In realtà, l’articolo 10 dedicato al diritto all’oblio ha già innescato un vivace dibattito pubblico: da posizioni differenti sono intervenuti, ad esempio, il Garante per la Privacy Antonello Soro (Privacy e diritto all’oblio, la Costituzione di Internet così non va) e il direttore di Wired Italia, Massimo Russo, uno dei membri laici della Commissione (Ecco la bozza di Internet bill of rights, ora tocca ai cittadini migliorarla). Certo stupisce che si sia voluto innalzare al rango di “principio fondamentale” un diritto così specifico e fortemente controverso, la cui validità e applicabilità, inoltre, sono direttamente connesse alle attuali modalità di indicizzazione e ricerca sul Web. Stupisce ancor di più se ci si rivolge, invece, a considerare la scarsa attenzione prestata alla necessità di promuovere e garantire la piena accessibilità e conservazione di tutte le fonti disponibili (in particolare, le informazioni pubbliche) e alla scarsa trasparenza dei meccanismi di filtro e selezione dei risultati proposti dai motori di ricerca sulla base delle nostre “preferenze”.
Proprio il dispiegarsi sempre più pervasivo di meccanismi in grado di assicurare risultati personalizzati introduce due questioni di vitale importanza per il futuro del Web. Il rischio, denunciato da Eli Pariser, è che per tale via si produca una sorta di “determinismo dell’informazione, in cui quello che abbiamo cliccato in passato determina quello che vedremo in futuro”: in ballo finisce per esserci lo stesso pluralismo dell’offerta culturale e informativa, condannata per sopravvivere a non cambiare, a replicare se stessa sempre uguale, di continuo. Al vulnus della democrazia, determinato dalla contrazione degli spazi d’azione di un pieno pluralismo, si aggiungono i rischi derivanti dal connesso consolidamento di pratiche monopolistiche.
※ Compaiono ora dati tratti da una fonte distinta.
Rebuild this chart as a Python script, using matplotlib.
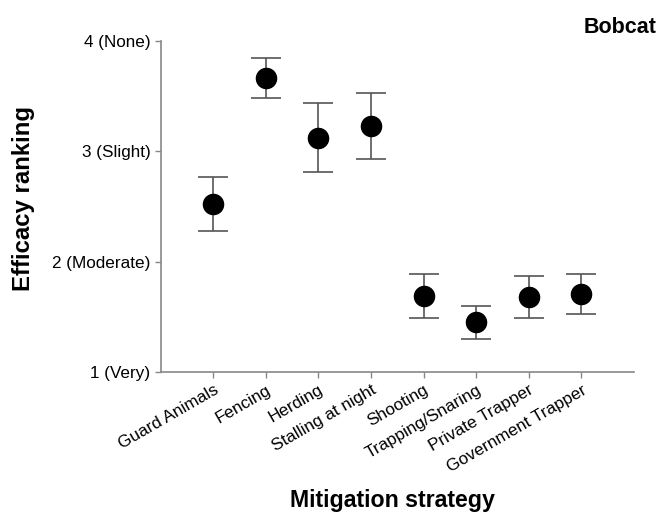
import numpy as np
import matplotlib
matplotlib.use('Agg')
import matplotlib.pyplot as plt

plt.rcParams['font.family'] = ['Liberation Sans', 'DejaVu Sans']

strategies = ['Guard Animals', 'Fencing', 'Herding', 'Stalling at night', 'Shooting',
              'Trapping/Snaring', 'Private Trapper', 'Government Trapper']
means = [2.52, 3.665, 3.12, 3.23, 1.693, 1.452, 1.684, 1.706]
upper = [2.765, 3.85, 3.44, 3.53, 1.89, 1.597, 1.874, 1.887]
lower = [2.28, 3.48, 2.81, 2.93, 1.494, 1.30, 1.485, 1.525]
yticks = [1, 2, 3, 4]
ylabels = ['1 (Very)', '2 (Moderate)', '3 (Slight)', '4 (None)']

x = np.arange(1, len(strategies) + 1)
err = [np.array(means) - np.array(lower), np.array(upper) - np.array(means)]

fig = plt.figure(figsize=(6.66, 5.23), dpi=100)
ax = fig.add_axes([0.2413, 0.2887, 0.7107, 0.6329])

ax.errorbar(x, means, yerr=err, fmt='none', ecolor='#555555', elinewidth=1.2,
            capsize=10.5, capthick=1.2, zorder=1)
ax.plot(x, means, 'o', color='black', markersize=14.5, zorder=2)

ax.set_xlim(0, 9)
ax.set_ylim(1, 4)
ax.set_xticks(x)
ax.set_xticklabels(strategies, rotation=30, ha='right', rotation_mode='anchor', fontsize=12.3)
ax.set_yticks(yticks)
ax.set_yticklabels(ylabels, fontsize=12.3)

for side in ['top', 'right']:
    ax.spines[side].set_visible(False)
for side in ['left', 'bottom']:
    ax.spines[side].set_color('#888888')
    ax.spines[side].set_linewidth(1.2)
ax.tick_params(direction='out', length=4, color='#888888', width=1)

fig.text(0.035, 0.62, 'Efficacy ranking', fontsize=17.3, fontweight='bold',
         rotation=90, ha='center', va='center')
fig.text(0.589, 0.03, 'Mitigation strategy', fontsize=16.7, fontweight='bold', ha='center')
fig.text(0.986, 0.948, 'Bobcat', fontsize=15.5, fontweight='bold', ha='right', va='center')

fig.savefig('out.png', dpi=100)
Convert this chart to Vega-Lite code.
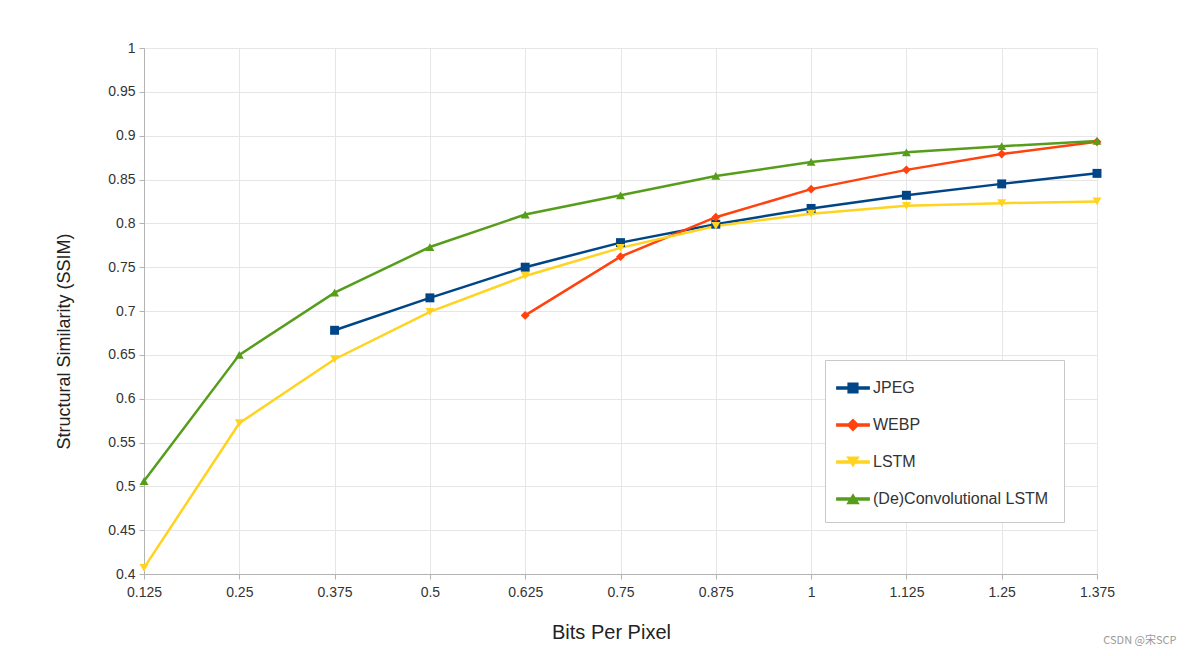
{
  "$schema": "https://vega.github.io/schema/vega-lite/v6.json",
  "width": 953,
  "height": 526,
  "autosize": {"type": "none"},
  "padding": {"left": 144, "top": 48, "right": 95, "bottom": 82},
  "background": "white",
  "title": {"text": "CSDN @宋SCP", "orient": "bottom", "anchor": "end", "font": "Noto Sans CJK SC", "fontSize": 11, "fontWeight": "normal", "color": "#999999", "dx": 62, "offset": -7},
  "config": {
    "view": {"stroke": null},
    "font": "Liberation Sans"
  },
  "data": {"values": [
    {"series": "JPEG", "bpp": 0.375, "ssim": 0.678},
    {"series": "JPEG", "bpp": 0.5, "ssim": 0.715},
    {"series": "JPEG", "bpp": 0.625, "ssim": 0.750},
    {"series": "JPEG", "bpp": 0.75, "ssim": 0.778},
    {"series": "JPEG", "bpp": 0.875, "ssim": 0.799},
    {"series": "JPEG", "bpp": 1.0, "ssim": 0.817},
    {"series": "JPEG", "bpp": 1.125, "ssim": 0.832},
    {"series": "JPEG", "bpp": 1.25, "ssim": 0.845},
    {"series": "JPEG", "bpp": 1.375, "ssim": 0.857},
    {"series": "WEBP", "bpp": 0.625, "ssim": 0.695},
    {"series": "WEBP", "bpp": 0.75, "ssim": 0.762},
    {"series": "WEBP", "bpp": 0.875, "ssim": 0.807},
    {"series": "WEBP", "bpp": 1.0, "ssim": 0.839},
    {"series": "WEBP", "bpp": 1.125, "ssim": 0.861},
    {"series": "WEBP", "bpp": 1.25, "ssim": 0.879},
    {"series": "WEBP", "bpp": 1.375, "ssim": 0.893},
    {"series": "LSTM", "bpp": 0.125, "ssim": 0.407},
    {"series": "LSTM", "bpp": 0.25, "ssim": 0.572},
    {"series": "LSTM", "bpp": 0.375, "ssim": 0.645},
    {"series": "LSTM", "bpp": 0.5, "ssim": 0.699},
    {"series": "LSTM", "bpp": 0.625, "ssim": 0.740},
    {"series": "LSTM", "bpp": 0.75, "ssim": 0.772},
    {"series": "LSTM", "bpp": 0.875, "ssim": 0.797},
    {"series": "LSTM", "bpp": 1.0, "ssim": 0.811},
    {"series": "LSTM", "bpp": 1.125, "ssim": 0.820},
    {"series": "LSTM", "bpp": 1.25, "ssim": 0.823},
    {"series": "LSTM", "bpp": 1.375, "ssim": 0.825},
    {"series": "(De)Convolutional LSTM", "bpp": 0.125, "ssim": 0.506},
    {"series": "(De)Convolutional LSTM", "bpp": 0.25, "ssim": 0.650},
    {"series": "(De)Convolutional LSTM", "bpp": 0.375, "ssim": 0.721},
    {"series": "(De)Convolutional LSTM", "bpp": 0.5, "ssim": 0.773},
    {"series": "(De)Convolutional LSTM", "bpp": 0.625, "ssim": 0.810},
    {"series": "(De)Convolutional LSTM", "bpp": 0.75, "ssim": 0.832},
    {"series": "(De)Convolutional LSTM", "bpp": 0.875, "ssim": 0.854},
    {"series": "(De)Convolutional LSTM", "bpp": 1.0, "ssim": 0.870},
    {"series": "(De)Convolutional LSTM", "bpp": 1.125, "ssim": 0.881},
    {"series": "(De)Convolutional LSTM", "bpp": 1.25, "ssim": 0.888},
    {"series": "(De)Convolutional LSTM", "bpp": 1.375, "ssim": 0.894}
  ]},
  "encoding": {
    "x": {
      "field": "bpp", "type": "quantitative",
      "scale": {"domain": [0.125, 1.375], "nice": false, "zero": false},
      "axis": {
        "title": "Bits Per Pixel",
        "values": [0.125, 0.25, 0.375, 0.5, 0.625, 0.75, 0.875, 1, 1.125, 1.25, 1.375],
        "format": ".4~g",
        "labelFontSize": 14, "labelColor": "#333333", "labelPadding": 6,
        "titleFontSize": 20, "titleFontWeight": "normal", "titleColor": "#222222", "titlePadding": 23,
        "titleX": 467,
        "domainColor": "#b3b3b3", "tickColor": "#b3b3b3", "tickSize": 5,
        "gridColor": "#e6e6e6", "labelFlush": false
      }
    },
    "y": {
      "field": "ssim", "type": "quantitative",
      "scale": {"domain": [0.4, 1], "nice": false, "zero": false},
      "axis": {
        "title": "Structural Similarity (SSIM)",
        "values": [0.4, 0.45, 0.5, 0.55, 0.6, 0.65, 0.7, 0.75, 0.8, 0.85, 0.9, 0.95, 1],
        "format": ".4~g",
        "labelFontSize": 14, "labelColor": "#333333", "labelPadding": 4,
        "titleFontSize": 18, "titleFontWeight": "normal", "titleColor": "#222222", "titlePadding": 34,
        "titleY": 293,
        "domainColor": "#b3b3b3", "tickColor": "#b3b3b3", "tickSize": 5,
        "gridColor": "#e6e6e6", "labelFlush": false
      }
    },
    "color": {
      "field": "series", "type": "nominal",
      "scale": {"domain": ["JPEG", "WEBP", "LSTM", "(De)Convolutional LSTM"], "range": ["#004586", "#ff420e", "#ffd320", "#579d1c"]},
      "legend": {
        "title": null, "orient": "none", "legendX": 681, "legendY": 312,
        "fillColor": "white", "strokeColor": "#c8c8c8", "padding": 15,
        "labelFontSize": 16, "labelColor": "#333333", "labelLimit": 400, "labelOffset": 7,
        "symbolSize": 676, "rowPadding": 16, "symbolStrokeWidth": 0, "symbolOpacity": 1
      }
    }
  },
  "layer": [
    {
      "transform": [{"filter": "datum.bpp > 100"}],
      "mark": {"type": "point", "filled": true, "opacity": 1, "size": 676},
      "encoding": {
        "shape": {
          "field": "series", "type": "nominal",
          "scale": {
            "domain": ["JPEG", "WEBP", "LSTM", "(De)Convolutional LSTM"],
            "range": [
              "M-1.3,-0.14H1.3V0.14H-1.3Z M-0.43,-0.43H0.43V0.43H-0.43Z",
              "M-1.3,-0.14H1.3V0.14H-1.3Z M0,-0.5L0.5,0L0,0.5L-0.5,0Z",
              "M-1.3,-0.14H1.3V0.14H-1.3Z M-0.52,-0.42L0.52,-0.42L0,0.42Z",
              "M-1.3,-0.14H1.3V0.14H-1.3Z M0,-0.45L0.52,0.4L-0.52,0.4Z"
            ]
          }
        }
      }
    },
    {
      "mark": {"type": "line", "strokeWidth": 2.5},
      "encoding": {"detail": {"field": "series"}}
    },
    {
      "transform": [{"filter": "datum.series === 'JPEG'"}],
      "mark": {"type": "point", "filled": true, "opacity": 1, "size": 80, "shape": "square"}
    },
    {
      "transform": [{"filter": "datum.series === 'WEBP'"}],
      "mark": {"type": "point", "filled": true, "opacity": 1, "size": 80, "shape": "diamond"}
    },
    {
      "transform": [{"filter": "datum.series === 'LSTM'"}],
      "mark": {"type": "point", "filled": true, "opacity": 1, "size": 80, "shape": "triangle-down"}
    },
    {
      "transform": [{"filter": "datum.series === '(De)Convolutional LSTM'"}],
      "mark": {"type": "point", "filled": true, "opacity": 1, "size": 80, "shape": "triangle-up"}
    }
  ]
}
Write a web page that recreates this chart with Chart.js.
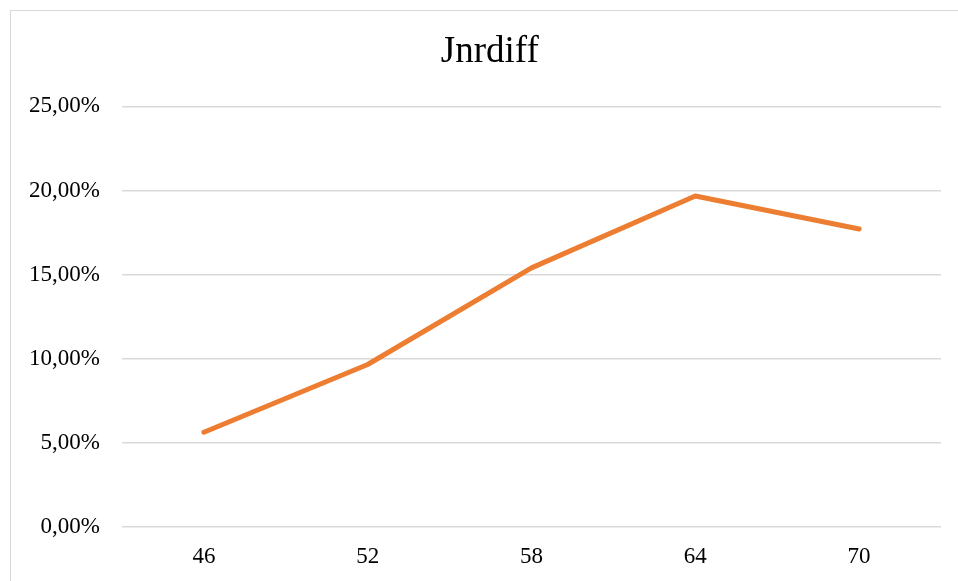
<!DOCTYPE html>
<html>
<head>
<meta charset="utf-8">
<script src="https://cdn.jsdelivr.net/npm/chart.js@4"></script>
<style>
  html, body { margin: 0; padding: 0; background: #fff; overflow: hidden; }
  #frame { position: absolute; left: 10px; top: 10px; width: 980px; height: 600px; border: 1.5px solid #d9d9d9; }
  #wrap { position: absolute; left: 0; top: 0; width: 958px; height: 581px; }
</style>
</head>
<body>
<div id="frame"></div>
<div id="wrap"><canvas id="grafico"></canvas></div>
<script>
// dados
const idades = ['46', '52', '58', '64', '70'];
const jnrdiff = [5.63, 9.66, 15.40, 19.67, 17.71];
const titulo = 'Jnrdiff';

const fonte = "'Liberation Serif', 'Times New Roman', serif";

function formatarPct(v) {
  return v.toFixed(2).replace('.', ',') + '%';
}

const ctx = document.getElementById('grafico');
new Chart(ctx, {
  type: 'line',
  data: {
    labels: idades,
    datasets: [{
      label: titulo,
      data: jnrdiff,
      borderColor: '#ED7D31',
      borderWidth: 5,
      borderCapStyle: 'round',
      borderJoinStyle: 'round',
      pointRadius: 0,
      tension: 0,
      fill: false
    }]
  },
  options: {
    responsive: true,
    maintainAspectRatio: false,
    animation: false,
    layout: { padding: { left: 20, right: 17, top: 0, bottom: 0 } },
    plugins: {
      legend: { display: false },
      tooltip: { enabled: false },
      title: {
        display: true,
        // espaços à esquerda para centrar o título como no original
        text: '\u00a0\u00a0' + titulo,
        color: '#000',
        font: { family: fonte, size: 37, weight: 'normal' },
        padding: { top: 30, bottom: 32 }
      }
    },
    scales: {
      x: {
        offset: true,
        grid: { display: false },
        border: { display: false },
        ticks: { color: '#000', font: { family: fonte, size: 23 }, padding: 8, maxRotation: 0 },
        afterFit: s => { s.height = 54; }
      },
      y: {
        min: 0,
        max: 25,
        grid: { color: '#d9d9d9', lineWidth: 1.5, drawTicks: false },
        border: { display: false },
        ticks: {
          stepSize: 5,
          color: '#000',
          font: { family: fonte, size: 23 },
          padding: 22,
          callback: v => formatarPct(v)
        },
        afterFit: s => { s.width = 102; }
      }
    }
  }
});
</script>
</body>
</html>
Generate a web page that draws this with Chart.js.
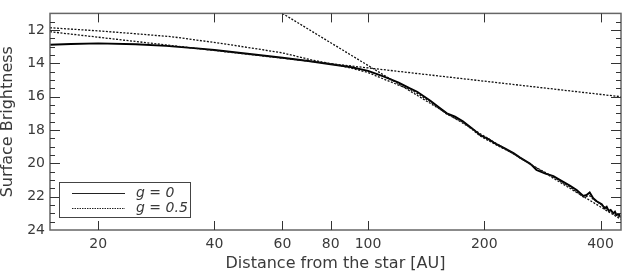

Internet è uno spazio tecnologico fortemente innovativo e competitivo. È il terreno sul quale si giocano le fortune dei settori maggiormente dinamici e “attraenti” dell’economia mondiale. L’evoluzione e il dinamismo dello sviluppo economico lungo tutto il Novecento non si spiegherebbero senza considerare il ruolo che vi hanno svolto le normative antimonopolistiche adottate dai governi occidentali, a partire dallo Sherman Act del 1890. Ora, nell’economia digitale del XXI secolo, il consolidamento di posizioni di monopolio sovranazionale rischiano di introdurre freni potenti al pieno dispiegamento delle potenzialità di crescita e sviluppo. Limitando le capacità di scelta di cittadini e consumatori, come ha denunciato recentemente “The New Republic” analizzando il caso di Amazon (Amazon must be stopped, di Franklin Foer); chiudendo progressivamente i varchi di entrata sul mercato di nuovi operatori.
A partire dal prossimo lunedì prende il via la consultazione pubblica sul testo elaborato dalla Commissione istituita presso la Camera: il confronto resterà aperto per quattro mesi. Per rendere più efficace e consapevole il contributo di quanti vogliano collaborare a quest’impresa sarebbe particolarmente utile che siano resi disponibili, oltre al testo, anche tutti i materiali documentali che la Commissione ha raccolto e ha potuto consultare nel corso del suo lavoro.